NASA is planning to send their astronauts to take a walk in space within the week to get the International Space Station cooling problem fixed.
Reuters wrote that one of the two cooling systems of the US part of the station broke down on Wednesday after a problem was spotted inside the pump's valve. The shutdown left the astronauts with no choice but to turn off the other not so important equipment which caused the temporary suspension of some of the station's experiments. The good news is that no member of the six-man crew got hurt.
The International Space Station flies around 250 miles above the Earth.
As NASA continued to assess the options of fixing the broken valve, a couple of flight engineers of the station started preparing their space suits for the planned space walk. According to a statement seen posted on the NASA Web site, Michael Hopkins and Rick Mastracchio will have to space walk in order to replace the problematic pump.
It can be recalled that it was the same pump replaced in 2010 that required a total of three spacewalks then. Mastracchio added that the big challenge on the planned spacewalk includes the large fluid connectors that are all connected to the module of the pump. He is confident though that they have enough tools to have it fixed.

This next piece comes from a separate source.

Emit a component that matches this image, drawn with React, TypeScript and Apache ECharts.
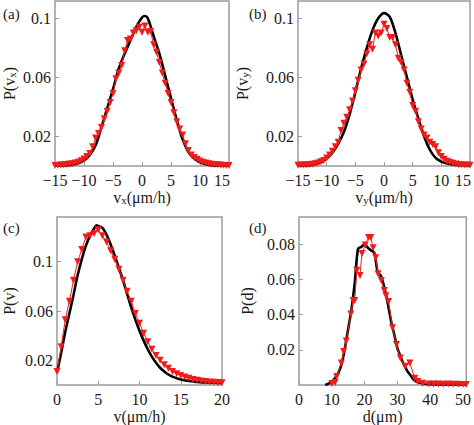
import React, { useEffect, useRef } from "react";
import * as echarts from "echarts";

// ---------- Panel (a): P(vx) ----------
const aBlackX = [-15, -14, -13, -12, -11, -10, -9, -8, -7, -6, -5, -4, -3, -2, -1, 0, 0.5, 1, 2, 3, 4, 5, 6, 7, 8, 9, 10, 11, 12, 13, 14, 15];
const aBlackY = [0.0002, 0.0003, 0.0005, 0.0008, 0.0018, 0.0038, 0.0075, 0.014, 0.026, 0.039, 0.052, 0.066, 0.076, 0.085, 0.094, 0.1005, 0.1015, 0.1, 0.088, 0.076, 0.061, 0.046, 0.031, 0.018, 0.0095, 0.005, 0.0025, 0.0012, 0.0006, 0.0004, 0.0003, 0.0002];
const aRedX = [-15, -14.5, -14, -13.5, -13, -12.5, -12, -11.5, -11, -10.5, -10, -9.5, -9, -8.5, -8, -7.5, -7, -6.5, -6, -5.5, -5, -4.5, -4, -3.5, -3, -2.5, -2, -1.5, -1, -0.5, 0, 0.5, 1, 1.5, 2, 2.5, 3, 3.5, 4, 4.5, 5, 5.5, 6, 6.5, 7, 7.5, 8, 8.5, 9, 9.5, 10, 10.5, 11, 11.5, 12, 12.5, 13, 13.5, 14, 14.5, 15];
const aRedY = [0.0004, 0.0005, 0.0006, 0.0008, 0.001, 0.0013, 0.0016, 0.002, 0.0026, 0.0035, 0.0048, 0.0065, 0.0085, 0.013, 0.019, 0.022, 0.026, 0.032, 0.037, 0.043, 0.049, 0.059, 0.063, 0.068, 0.078, 0.085, 0.086, 0.09, 0.0915, 0.094, 0.0905, 0.0948, 0.0905, 0.091, 0.082, 0.077, 0.07, 0.063, 0.056, 0.049, 0.043, 0.036, 0.03, 0.025, 0.021, 0.015, 0.0105, 0.0075, 0.0058, 0.0045, 0.0034, 0.0026, 0.002, 0.0016, 0.0012, 0.001, 0.0008, 0.0006, 0.0005, 0.0004, 0.0004];

// ---------- Panel (b): P(vy) ----------
const bBlackX = [-15, -14, -13, -12, -11, -10, -9, -8, -7, -6, -5, -4, -3, -2, -1, 0, 1, 2, 3, 4, 5, 6, 7, 8, 9, 10, 11, 12, 13, 14, 15];
const bBlackY = [0.0002, 0.0003, 0.0006, 0.0012, 0.0025, 0.005, 0.009, 0.015, 0.023, 0.035, 0.05, 0.066, 0.08, 0.092, 0.1, 0.1035, 0.101, 0.09, 0.075, 0.06, 0.045, 0.032, 0.02, 0.011, 0.0055, 0.003, 0.0017, 0.001, 0.0006, 0.0004, 0.0002];
const bRedX = aRedX;
const bRedY = [0.0005, 0.0006, 0.0007, 0.0009, 0.001, 0.0012, 0.0015, 0.002, 0.0028, 0.0038, 0.0055, 0.0075, 0.01, 0.013, 0.016, 0.024, 0.029, 0.033, 0.038, 0.044, 0.051, 0.058, 0.065, 0.069, 0.076, 0.082, 0.079, 0.09, 0.088, 0.09, 0.096, 0.093, 0.087, 0.087, 0.082, 0.073, 0.07, 0.065, 0.056, 0.05, 0.041, 0.037, 0.03, 0.025, 0.021, 0.019, 0.016, 0.0145, 0.013, 0.009, 0.0065, 0.0045, 0.0033, 0.0025, 0.0018, 0.0013, 0.001, 0.0008, 0.0007, 0.0006, 0.0005];

// ---------- Panel (c): P(v) ----------
const cBlackX = [0, 0.5, 1, 1.5, 2, 2.5, 3, 3.5, 4, 4.5, 4.8, 5, 5.5, 6, 6.5, 7, 7.5, 8, 8.5, 9, 9.5, 10, 10.5, 11, 11.5, 12, 12.5, 13, 13.5, 14, 15, 16, 17, 18, 19, 20];
const cBlackY = [0.01, 0.026, 0.043, 0.058, 0.073, 0.089, 0.102, 0.113, 0.121, 0.127, 0.1295, 0.129, 0.1275, 0.122, 0.114, 0.105, 0.095, 0.085, 0.074, 0.063, 0.053, 0.044, 0.036, 0.029, 0.023, 0.018, 0.014, 0.011, 0.0085, 0.0068, 0.0045, 0.0032, 0.0025, 0.002, 0.0018, 0.0017];
const cRedX = [0, 0.5, 1, 1.5, 2, 2.5, 3, 3.5, 4, 4.5, 5, 5.5, 6, 6.5, 7, 7.5, 8, 8.5, 9, 9.5, 10, 10.5, 11, 11.5, 12, 12.5, 13, 13.5, 14, 14.5, 15, 15.5, 16, 16.5, 17, 17.5, 18, 18.5, 19, 19.5, 20];
const cRedY = [0.011, 0.031, 0.053, 0.068, 0.085, 0.1, 0.11, 0.12, 0.121, 0.123, 0.126, 0.121, 0.116, 0.109, 0.102, 0.094, 0.085, 0.076, 0.068, 0.058, 0.05, 0.042, 0.035, 0.029, 0.024, 0.02, 0.0165, 0.0135, 0.011, 0.0092, 0.0078, 0.0065, 0.0054, 0.0045, 0.0038, 0.0033, 0.0028, 0.0025, 0.0022, 0.002, 0.0019];

// ---------- Panel (d): P(d) ----------
const dBlackX = [8, 9, 10, 11, 12, 13, 14, 15, 16, 17, 18, 19, 20, 21, 22, 23, 24, 25, 26, 27, 28, 29, 30, 31, 32, 33, 34, 35, 36, 37, 38, 39, 40, 42, 44, 46, 48, 50, 51];
const dBlackY = [0.0, 0.0008, 0.002, 0.004, 0.007, 0.012, 0.021, 0.032, 0.043, 0.058, 0.0775, 0.0785, 0.08, 0.078, 0.0765, 0.075, 0.064, 0.062, 0.0555, 0.047, 0.037, 0.029, 0.021, 0.016, 0.0115, 0.008, 0.0055, 0.003, 0.0018, 0.0012, 0.0008, 0.0005, 0.0004, 0.0003, 0.0003, 0.0003, 0.0003, 0.0003, 0.0003];
const dRedX = [10, 11, 11.5, 12.9, 13.6, 14.4, 15.8, 16.5, 17, 17.6, 18.6, 19.2, 20.2, 21.2, 21.9, 22.6, 23.4, 24.1, 25.1, 26, 26.5, 27.3, 28.5, 29.7, 30.9, 32.4, 33.8, 35.3, 36.2, 37.7, 39.6, 41, 42.5, 44, 45.5, 47, 48.5, 50, 51];
const dRedY = [0.0008, 0.0014, 0.0048, 0.0125, 0.019, 0.025, 0.0403, 0.048, 0.048, 0.0652, 0.0623, 0.0748, 0.0796, 0.0838, 0.0838, 0.078, 0.0723, 0.0633, 0.0594, 0.0537, 0.0508, 0.0474, 0.0326, 0.023, 0.0153, 0.0106, 0.0125, 0.0039, 0.002, 0.001, 0.0006, 0.0005, 0.0005, 0.0004, 0.0005, 0.0004, 0.0004, 0.0003, 0.0003];

// ---------- Tick labels ----------
const vTicks = [-15, -10, -5, 0, 5, 10, 15];
const vyTicksY = [0.02, 0.06, 0.1];
const speedTicks = [0, 5, 10, 15, 20];
const dTicks = [0, 10, 20, 30, 40, 50];
const dTicksY = [0.02, 0.04, 0.06, 0.08];

const SERIF = "Liberation Serif";
const FRAME = "#9b9b9b";
const RED = "#f01c1c";
const INK = "#1a1a1a";

const zip = (xs: number[], ys: number[]) => xs.map((x, i) => [x, ys[i]]);
const fmt = (v: number) => String(+v.toFixed(3)).replace("-", "\u2212");

const rich = {
  n: { fontFamily: SERIF, fontSize: 16, color: INK, lineHeight: 20, verticalAlign: "bottom" },
  s: { fontFamily: SERIF, fontSize: 11, color: INK, lineHeight: 20, verticalAlign: "bottom" },
};

const labelRich = {
  t: { fontFamily: SERIF, fontSize: 16, color: INK },
  shifted: { fontFamily: SERIF, fontSize: 16, color: INK, width: 30, align: "left" },
};

function xAxis(i: number, min: number, max: number, ticks: number[], name: string, shiftMax?: boolean) {
  return {
    type: "value",
    gridIndex: i,
    min,
    max,
    axisLine: { show: false, onZero: false },
    axisTick: { show: true, inside: true, length: 4, lineStyle: { color: FRAME, width: 1 }, customValues: ticks },
    axisLabel: {
      customValues: ticks,
      formatter: (v: number) => (shiftMax && v === max ? `{shifted|${fmt(v)}}` : `{t|${fmt(v)}}`),
      rich: labelRich,
      fontFamily: SERIF,
      fontSize: 16,
      color: INK,
      margin: 6,
    },
    splitLine: { show: false },
    name,
    nameLocation: "middle",
    nameGap: 19,
    nameTextStyle: { rich },
  };
}

function yAxis(i: number, max: number, ticks: number[], name: string, gap: number) {
  return {
    type: "value",
    gridIndex: i,
    min: 0,
    max,
    axisLine: { show: false, onZero: false },
    axisTick: { show: true, inside: true, length: 4, lineStyle: { color: FRAME, width: 1 }, customValues: ticks },
    axisLabel: { customValues: ticks, formatter: fmt, fontFamily: SERIF, fontSize: 16, color: INK, margin: 4 },
    splitLine: { show: false },
    name,
    nameLocation: "middle",
    nameGap: gap,
    nameTextStyle: { rich },
  };
}

function blackSeries(i: number, xs: number[], ys: number[]) {
  return {
    type: "line",
    xAxisIndex: i,
    yAxisIndex: i,
    data: zip(xs, ys),
    showSymbol: false,
    symbol: "none",
    smooth: 0.3,
    lineStyle: { color: "#000", width: 2.6 },
    z: 2,
  };
}

function redSeries(i: number, xs: number[], ys: number[]) {
  return {
    type: "line",
    xAxisIndex: i,
    yAxisIndex: i,
    data: zip(xs, ys),
    symbol: "triangle",
    symbolRotate: 180,
    symbolSize: 7,
    itemStyle: { color: RED, borderWidth: 0 },
    lineStyle: { color: RED, width: 1 },
    z: 3,
  };
}

const gridBase = { show: true, borderColor: FRAME, borderWidth: 1.5, backgroundColor: "transparent" };
const panelFont = `15px ${SERIF}`;

export default function App() {
  const ref = useRef<HTMLDivElement>(null);
  useEffect(() => {
    if (!ref.current) return;
    const chart = echarts.init(ref.current, undefined, { renderer: "svg" });
    chart.setOption({
      animation: false,
      backgroundColor: "#fff",
      textStyle: { fontFamily: SERIF },
      grid: [
        { ...gridBase, left: 53, top: 1, width: 176, height: 165 },
        { ...gridBase, left: 298, top: 1, width: 175, height: 165 },
        { ...gridBase, left: 53, top: 217, width: 169, height: 168 },
        { ...gridBase, left: 299, top: 217, width: 174, height: 168 },
      ],
      xAxis: [
        xAxis(0, -15, 15, vTicks, "{n|v}{s|x}{n|(\u03bcm/h)}", true),
        xAxis(1, -15, 15, vTicks, "{n|v}{s|y}{n|(\u03bcm/h)}", true),
        xAxis(2, 0, 20, speedTicks, "{n|v(\u03bcm/h)}"),
        xAxis(3, 0, 51, dTicks, "{n|d(\u03bcm)}"),
      ],
      yAxis: [
        yAxis(0, 0.1117, vyTicksY, "{n|P(v}{s|x}{n|)}", 38),
        yAxis(1, 0.1117, vyTicksY, "{n|P(v}{s|y}{n|)}", 48),
        yAxis(2, 0.1363, vyTicksY, "{n|P(v)}", 40),
        yAxis(3, 0.0955, dTicksY, "{n|P(d)}", 44),
      ],
      series: [
        blackSeries(0, aBlackX, aBlackY),
        redSeries(0, aRedX, aRedY),
        blackSeries(1, bBlackX, bBlackY),
        redSeries(1, bRedX, bRedY),
        blackSeries(2, cBlackX, cBlackY),
        redSeries(2, cRedX, cRedY),
        blackSeries(3, dBlackX, dBlackY),
        redSeries(3, dRedX, dRedY),
      ],
      graphic: [
        { type: "text", left: 3, top: 6, style: { text: "(a)", font: panelFont, fill: INK } },
        { type: "text", left: 249, top: 6, style: { text: "(b)", font: panelFont, fill: INK } },
        { type: "text", left: 3, top: 220, style: { text: "(c)", font: panelFont, fill: INK } },
        { type: "text", left: 249, top: 220, style: { text: "(d)", font: panelFont, fill: INK } },
      ],
    });
    return () => chart.dispose();
  }, []);
  return <div ref={ref} style={{ position: "absolute", left: 0, top: 0, width: 474, height: 425 }} />;
}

News24 wrote that NASA is expected to have a decision on Monday whether the maiden launch of the Orbital Sciences of its unmanned cargo craft called Cygnus will push through on its original December 18 schedule.
Orbital Sciences is just one of the two companies hired by NASA to fly out the cargo to the ISS after the space shuttles retired in 2011. It was in September when it had its successful test flight and aims to launch its first mission to operate by Wednesday. The planned flight is under a contract with NASA worth $1.9 billion.
However, the efforts of Orbital Sciences for the Cygnus cargo ship launch can still experience some delay up to around December 21 due to the failed cooling system problem that emerged.